I just talked with one of these owners in Missouri -- willing to underwrite efforts to better inform readers about the voting actions of their legislators. In our school's home town of Columbia, we just need to look a couple of blocks away to find a privately owned newspaper that still nurtures good journalism and journalists.
Don't so quickly discount serious journalism on commercial radio. Yes, after federal de-reg. and ownership concentration, a lot of radio stations walked away from news -- but not all. In many major communities you can find at least one radio station providing serious, committed news coverage on community issues. The programming styles may have changed, but it is journalism.
My own radio station in St. Louis is an example. KMOX has retained its decades' long commitment to serious journalism. And, it ought to provide us with a bit of encouragement about the public's support for real journalism that a station with programming largely limited to news, information and discussion continues to retain the dominate, #1 rating in St. Louis.
I raise these examples of where quality journalism still exists because I worry we may have gone too far in adjusting our educational curricula to reflect the desires of the mass media profiteers. Maybe there should be a Vol. II of the manifesto -- detailing how American journalism education has responded (and should respond) to the market and technological changes so well described in Vol. I. What are the "action steps" we should take in what we teach in journalism schools to protect and preserve the essential core of journalism -- while still empowering our graduates to enter into the profession.

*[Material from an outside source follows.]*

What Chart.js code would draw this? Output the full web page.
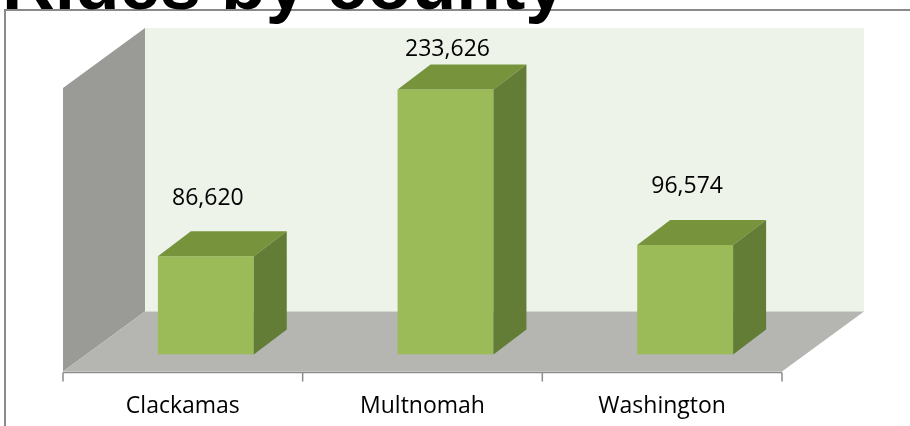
<!DOCTYPE html>
<html>
<head>
<meta charset="utf-8">
<title>Rides by county</title>
<script src="https://cdn.jsdelivr.net/npm/chart.js@4.4.1/dist/chart.umd.min.js"></script>
<style>
  html, body { margin: 0; padding: 0; background: #fff; }
  #wrap { position: relative; width: 910px; height: 426px; overflow: hidden; }
  #frame { position: absolute; left: 4px; top: 9px; width: 1000px; height: 1000px; border: 2px solid #8a8a8a; }
  #chart { position: absolute; left: 0; top: 0; }
  #title { position: absolute; left: 2px; top: -52px; font: bold 73px/72px "Liberation Sans", sans-serif; white-space: nowrap; color: #000; }
</style>
</head>
<body>
<div id="wrap">
  <div id="frame"></div>
  <canvas id="chart" width="910" height="426"></canvas>
  <div id="title">Rides by county</div>
</div>
<script>
// data
const counties = ['Clackamas', 'Multnomah', 'Washington'];
const rides = [86620, 233626, 96574];
const axisMax = 250000;

// 3d look: offsets from the bar front plane (chart area)
const FRONT = { dx: -23, dy: 17 };   // front edge of floor / walls
const BACK = { dx: 59, dy: -43 };    // back wall
const BAR_DEPTH = { dx: 33, dy: -25 };

function poly(ctx, pts, fill) {
  ctx.beginPath();
  pts.forEach(([x, y], i) => i ? ctx.lineTo(x, y) : ctx.moveTo(x, y));
  ctx.closePath();
  ctx.fillStyle = fill;
  ctx.fill();
}

const box3d = {
  id: 'box3d',
  beforeDatasetsDraw(chart) {
    const { ctx, chartArea: a, scales: { x } } = chart;
    const L = a.left, R = a.right, T = a.top, B = a.bottom;
    ctx.save();
    // back wall
    poly(ctx, [[L + BACK.dx, T + BACK.dy], [R + BACK.dx, T + BACK.dy], [R + BACK.dx, B + BACK.dy], [L + BACK.dx, B + BACK.dy]], '#eef3e9');
    // left wall
    poly(ctx, [[L + FRONT.dx, T + FRONT.dy], [L + BACK.dx, T + BACK.dy], [L + BACK.dx, B + BACK.dy], [L + FRONT.dx, B + FRONT.dy]], '#9a9b96');
    // floor
    poly(ctx, [[L + FRONT.dx, B + FRONT.dy], [L + BACK.dx, B + BACK.dy], [R + BACK.dx, B + BACK.dy], [R + FRONT.dx, B + FRONT.dy]], '#b5b6b2');

    // axis line + ticks between categories
    const half = (x.getPixelForValue(1) - x.getPixelForValue(0)) / 2;
    const yAxis = B + FRONT.dy + 1;
    ctx.strokeStyle = '#8c8c8c';
    ctx.lineWidth = 1.5;
    ctx.beginPath();
    ctx.moveTo(L + FRONT.dx, yAxis);
    ctx.lineTo(R + FRONT.dx, yAxis);
    for (let i = 0; i <= counties.length; i++) {
      const tx = x.getPixelForValue(i) - half + FRONT.dx;
      ctx.moveTo(tx, yAxis);
      ctx.lineTo(tx, yAxis + 9);
    }
    ctx.stroke();
    ctx.restore();
  },
  afterDatasetsDraw(chart) {
    const { ctx, chartArea: a } = chart;
    const meta = chart.getDatasetMeta(0);
    ctx.save();
    meta.data.forEach((bar, i) => {
      const l = bar.x - bar.width / 2, r = bar.x + bar.width / 2;
      const top = bar.y, base = bar.base;
      const dx = BAR_DEPTH.dx, dy = BAR_DEPTH.dy;
      // top face
      poly(ctx, [[l, top], [l + dx, top + dy], [r + dx, top + dy], [r, top]], '#77933c');
      // side face
      poly(ctx, [[r, top], [r + dx, top + dy], [r + dx, base + dy], [r, base]], '#637d37');
      // value label
      ctx.fillStyle = '#000';
      ctx.font = '23px "Open Sans", sans-serif';
      ctx.textAlign = 'center';
      ctx.textBaseline = 'middle';
      ctx.fillText(rides[i].toLocaleString('en-US'), bar.x + 2, Math.max(top - 58, a.top - 22));
    });
    ctx.restore();
  }
};

new Chart(document.getElementById('chart'), {
  type: 'bar',
  data: {
    labels: counties,
    datasets: [{
      label: 'Rides',
      data: rides,
      backgroundColor: '#9bbb59',
      borderWidth: 0,
      barPercentage: 0.4,
      categoryPercentage: 1
    }]
  },
  options: {
    responsive: false,
    animation: false,
    layout: { padding: { left: 86, right: 105, top: 71, bottom: -32 } },
    scales: {
      x: {
        grid: { display: false, drawTicks: false },
        border: { display: false },
        ticks: {
          color: '#000',
          font: { family: '"Open Sans", sans-serif', size: 23 },
          padding: 38,
          labelOffset: -23
        }
      },
      y: { display: false, min: 0, max: axisMax }
    },
    plugins: {
      legend: { display: false },
      tooltip: { enabled: false }
    }
  },
  plugins: [box3d]
});
</script>
</body>
</html>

That, after all, is our highest responsibility. And, besides, it's where we will have the biggest impact on the future of journalism -- in the values we instill in the next generation of journalists.
I was delighted to see educating the public was included in the manifesto's action steps. That's an area where I think our own school could be doing a lot more. But, I've got a personal bias since this area is the focus of a new project I've undertaken with Missouri schools.
There's an international component to this issue as well. It was raised by a friend in central Asia with whom I've been working on a journalism assistance project. Besides training journalists, one of the major needs, she said, is to train the public on what to expect (and demand) in news. They've never seen it before and, so, have no basis to compare journalism from propaganda trash. As she was describing the situation in that country, it made me wonder about the depth of public expectations for journalism in my own country. In some areas, maybe it's already happening.
An interesting aside on the question the manifesto raises about what constitutes journalism -- we're already facing that in Missouri's statehouse press corps. I've been warned that one or more bloggers and Internet data dumpers are thinking of requesting press corps resources (chamber seating, parking, etc.). What they're doing is not journalism, but it sure is hard to codify the difference. And, if we in the press corps cannot easily codify the difference, it should be no surprise that the general public has difficulty making the distinction as well.